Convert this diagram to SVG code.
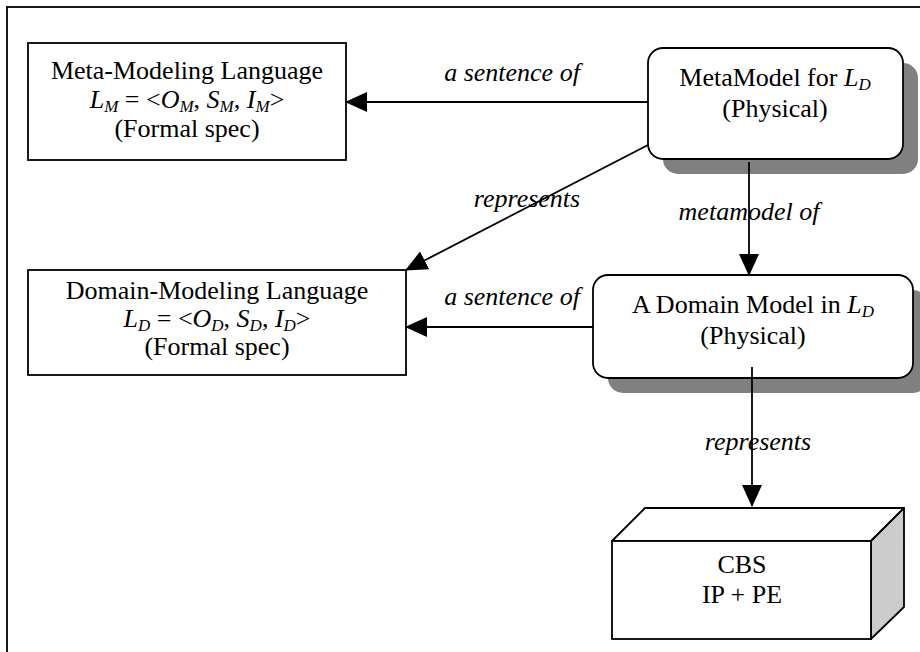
<svg xmlns="http://www.w3.org/2000/svg" width="920" height="652" viewBox="0 0 920 652">
<defs>
<style>
text{font-family:"Liberation Serif","Times New Roman",serif;fill:#000}
.t{font-size:26px;text-anchor:middle}
.lab{font-size:26px;font-style:italic;text-anchor:middle}
.box{fill:#fff;stroke:#000;stroke-width:1.8}
.shadow{fill:#808080}
.conn{stroke:#000;stroke-width:1.8;fill:none}
.i{font-style:italic}
</style>
<marker id="ah" markerUnits="userSpaceOnUse" markerWidth="22" markerHeight="22" viewBox="0 0 22 22" refX="21" refY="11" orient="auto">
<path d="M0,1 L22,11 L0,21 Z" fill="#000"/>
</marker>
</defs>
<rect x="7" y="7" width="1000" height="1000" fill="#fff" stroke="#000" stroke-width="1.8"/>

<g id="meta-lang">
<rect class="box" x="28" y="43" width="318" height="117"/>
<text class="t" x="187" y="79">Meta-Modeling Language</text>
<text class="t" x="187" y="108"><tspan class="i">L</tspan><tspan class="i" font-size="17" dy="4">M</tspan><tspan dy="-4"> = &lt;</tspan><tspan class="i">O</tspan><tspan class="i" font-size="17" dy="4">M</tspan><tspan dy="-4">, </tspan><tspan class="i">S</tspan><tspan class="i" font-size="17" dy="4">M</tspan><tspan dy="-4">, </tspan><tspan class="i">I</tspan><tspan class="i" font-size="17" dy="4">M</tspan><tspan dy="-4">&gt;</tspan></text>
<text class="t" x="187" y="137">(Formal spec)</text>
</g>

<g id="domain-lang">
<rect class="box" x="28" y="270" width="378" height="105"/>
<text class="t" x="217" y="299">Domain-Modeling Language</text>
<text class="t" x="217" y="327"><tspan class="i">L</tspan><tspan class="i" font-size="17" dy="4">D</tspan><tspan dy="-4"> = &lt;</tspan><tspan class="i">O</tspan><tspan class="i" font-size="17" dy="4">D</tspan><tspan dy="-4">, </tspan><tspan class="i">S</tspan><tspan class="i" font-size="17" dy="4">D</tspan><tspan dy="-4">, </tspan><tspan class="i">I</tspan><tspan class="i" font-size="17" dy="4">D</tspan><tspan dy="-4">&gt;</tspan></text>
<text class="t" x="217" y="355">(Formal spec)</text>
</g>

<g id="metamodel">
<rect class="shadow" x="663" y="63" width="255" height="111" rx="15"/>
<rect class="box" x="648" y="48" width="255" height="111" rx="15"/>
<text class="t" x="775" y="86">MetaModel for <tspan class="i">L</tspan><tspan class="i" font-size="17" dy="4">D</tspan></text>
<text class="t" x="775" y="117">(Physical)</text>
</g>

<g id="domain-model">
<rect class="shadow" x="608" y="290" width="320" height="103" rx="15"/>
<rect class="box" x="593" y="275" width="320" height="103" rx="15"/>
<text class="t" x="753" y="313">A Domain Model in <tspan class="i">L</tspan><tspan class="i" font-size="17" dy="4">D</tspan></text>
<text class="t" x="753" y="344">(Physical)</text>
</g>

<g id="cbs">
<path d="M612,541 L645,508 L904,508 L871,541 Z" fill="#fff" stroke="#000" stroke-width="1.8" stroke-linejoin="round"/>
<path d="M871,541 L904,508 L904,607 L871,639 Z" fill="#cccccc" stroke="#000" stroke-width="1.8" stroke-linejoin="round"/>
<rect class="box" x="612" y="541" width="259" height="98"/>
<text class="t" x="742" y="573">CBS</text>
<text class="t" x="742" y="603">IP + PE</text>
</g>

<g id="connectors">
<line class="conn" x1="648" y1="102" x2="346" y2="102" marker-end="url(#ah)"/>
<line class="conn" x1="648" y1="145" x2="406" y2="270" marker-end="url(#ah)"/>
<line class="conn" x1="749" y1="162" x2="749" y2="275" marker-end="url(#ah)"/>
<line class="conn" x1="593" y1="327" x2="406" y2="327" marker-end="url(#ah)"/>
<line class="conn" x1="752" y1="367" x2="752" y2="506" marker-end="url(#ah)"/>
<text class="lab" x="512" y="81">a sentence of</text>
<text class="lab" x="527" y="207">represents</text>
<text class="lab" x="749" y="220">metamodel of</text>
<text class="lab" x="512" y="305">a sentence of</text>
<text class="lab" x="758" y="450">represents</text>
</g>
</svg>
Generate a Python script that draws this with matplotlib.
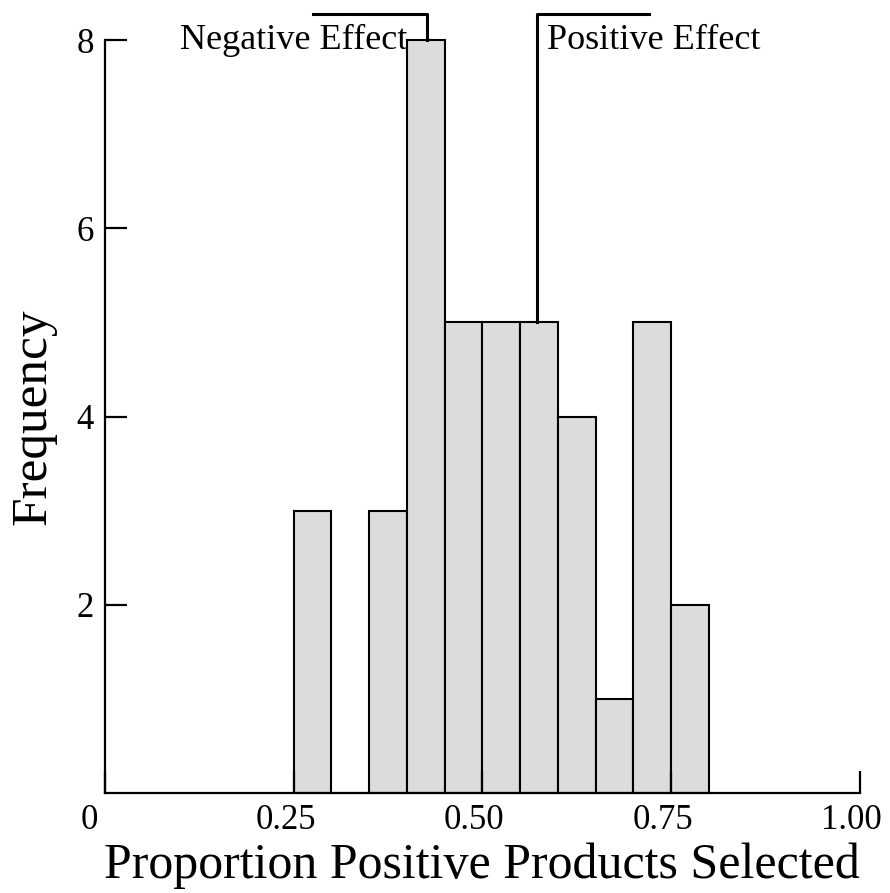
import matplotlib.pyplot as plt
import matplotlib.transforms as mtransforms

plt.rcParams['font.family'] = ['Liberation Serif', 'DejaVu Serif']

# 直方图数据：每个区间宽0.05
bin_left = [0.25, 0.30, 0.35, 0.40, 0.45, 0.50, 0.55, 0.60, 0.65, 0.70, 0.75]
counts = [3, 0, 3, 8, 5, 5, 5, 4, 1, 5, 2]
bin_width = 0.05

x_ticks = [0, 0.25, 0.50, 0.75, 1.00]
x_labels = ['0', '0.25', '0.50', '0.75', '1.00']
y_ticks = [2, 4, 6, 8]

fig = plt.figure(figsize=(8.9, 8.93), dpi=100)
ax = fig.add_axes([0.118, 0.112, 0.848, 0.843])

ax.bar(bin_left, counts, width=bin_width, align='edge',
       color='#dcdcdc', edgecolor='black', linewidth=1.5, clip_on=False)

ax.set_xlim(0, 1)
ax.set_ylim(0, 8)

# 坐标轴样式
for side in ['top', 'right']:
    ax.spines[side].set_visible(False)
for side in ['left', 'bottom']:
    ax.spines[side].set_linewidth(1.6)

ax.set_xticks(x_ticks)
ax.set_xticklabels(x_labels)
ax.set_yticks(y_ticks)
ax.tick_params(axis='both', direction='in', length=16, width=1.6,
               labelsize=25)
ax.tick_params(axis='x', pad=8)
ax.tick_params(axis='y', pad=8)

# 刻度文字整体略向左，原点的0再多移一点
for i, lab in enumerate(ax.get_xticklabels()):
    dx = -16 if i == 0 else -8
    offset = mtransforms.ScaledTranslation(dx / 100, 0, fig.dpi_scale_trans)
    lab.set_transform(lab.get_transform() + offset)

ax.set_xlabel('Proportion Positive Products Selected', fontsize=36, labelpad=4)
ax.set_ylabel('Frequency', fontsize=37, labelpad=14)

# 正负效应标注
ax.plot([0.2755, 0.4265, 0.4265], [8.28, 8.28, 8.0], color='black',
        linewidth=2.2, clip_on=False)
ax.plot([0.572, 0.572, 0.7205], [5.0, 8.28, 8.28], color='black',
        linewidth=2.2, clip_on=False)
ax.text(0.4, 8.0, 'Negative Effect', fontsize=26, ha='right', va='center')
ax.text(0.585, 8.0, 'Positive Effect', fontsize=26, ha='left', va='center')

plt.savefig('out.png', dpi=100)
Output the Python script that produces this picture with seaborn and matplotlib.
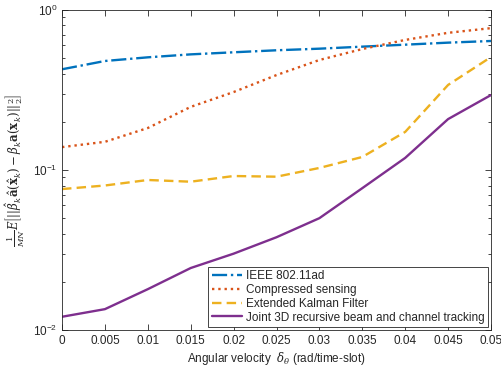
import numpy as np
import pandas as pd
import matplotlib
matplotlib.use("Agg")
import matplotlib.pyplot as plt
import matplotlib.ticker as mticker
import seaborn as sns

# 데이터
velocity = [0, 0.005, 0.01, 0.015, 0.02, 0.025, 0.03, 0.035, 0.04, 0.045, 0.05]
ieee = [0.426, 0.48, 0.506, 0.528, 0.544, 0.56, 0.573, 0.59, 0.607, 0.625, 0.64]
cs = [0.139, 0.150, 0.183, 0.248, 0.307, 0.392, 0.487, 0.57, 0.65, 0.72, 0.77]
ekf = [0.076, 0.080, 0.0866, 0.0845, 0.0917, 0.0908, 0.103, 0.1206, 0.173, 0.34, 0.508]
joint = [0.0121, 0.0135, 0.018, 0.0244, 0.030, 0.038, 0.050, 0.077, 0.119, 0.208, 0.294]

labels = ["IEEE 802.11ad", "Compressed sensing", "Extended Kalman Filter",
          "Joint 3D recursive beam and channel tracking"]
colors = ["#0072BD", "#D95319", "#EDB120", "#7E2F8E"]
styles = ["-.", ":", (0, (4, 2.2)), "-"]

sns.set_theme(style="ticks")
plt.rcParams['font.family'] = ['Liberation Sans', 'DejaVu Sans']
plt.rcParams['mathtext.fontset'] = 'dejavuserif'

fig = plt.figure(figsize=(5.01, 3.67), dpi=100)
ax = fig.add_axes([0.1238, 0.1008, 0.8562, 0.872])

for vals, lab, col, ls in zip([ieee, cs, ekf, joint], labels, colors, styles):
    df = pd.DataFrame({'v': velocity, 'y': vals})
    sns.lineplot(data=df, x='v', y='y', ax=ax, color=col, linestyle=ls,
                 linewidth=1.7, label=lab)

ax.set_yscale('log')
ax.set_xlim(0, 0.05)
ax.set_ylim(0.01, 1)
ax.set_xticks(velocity)
ax.xaxis.set_major_formatter(mticker.FuncFormatter(lambda v, p: f"{v:g}"))

ax.tick_params(which='both', direction='in', top=True, right=True,
               labelsize=8.5, colors='#262626', width=0.6)
ax.tick_params(which='major', length=4)
ax.tick_params(which='minor', length=2)
for sp in ax.spines.values():
    sp.set_linewidth(0.6)
    sp.set_color('#262626')

ax.set_xlabel(r"Angular velocity  $\delta_\theta$ (rad/time-slot)", fontsize=8.5,
              color='#262626', labelpad=2)
ax.set_ylabel(r"$\frac{1}{MN}E\left[||\hat{\beta}_k\hat{\mathbf{a}}(\hat{\mathbf{x}}_k)-\beta_k\mathbf{a}(\mathbf{x}_k)||_2^2\right]$",
              fontsize=8.5, color='#262626', labelpad=4)

leg = ax.legend(loc='lower right', fontsize=8.5, frameon=True, fancybox=False,
                edgecolor='#262626', framealpha=1, borderaxespad=0.25,
                handlelength=2.6, handletextpad=0.3, labelspacing=0.15,
                borderpad=0.3)
leg.get_frame().set_linewidth(0.6)

fig.savefig("out.png", dpi=100)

• _Problem requirements_
Across all the entries, count the lines that contain the word "seaborn" and give the number by itself.

• _The result_
2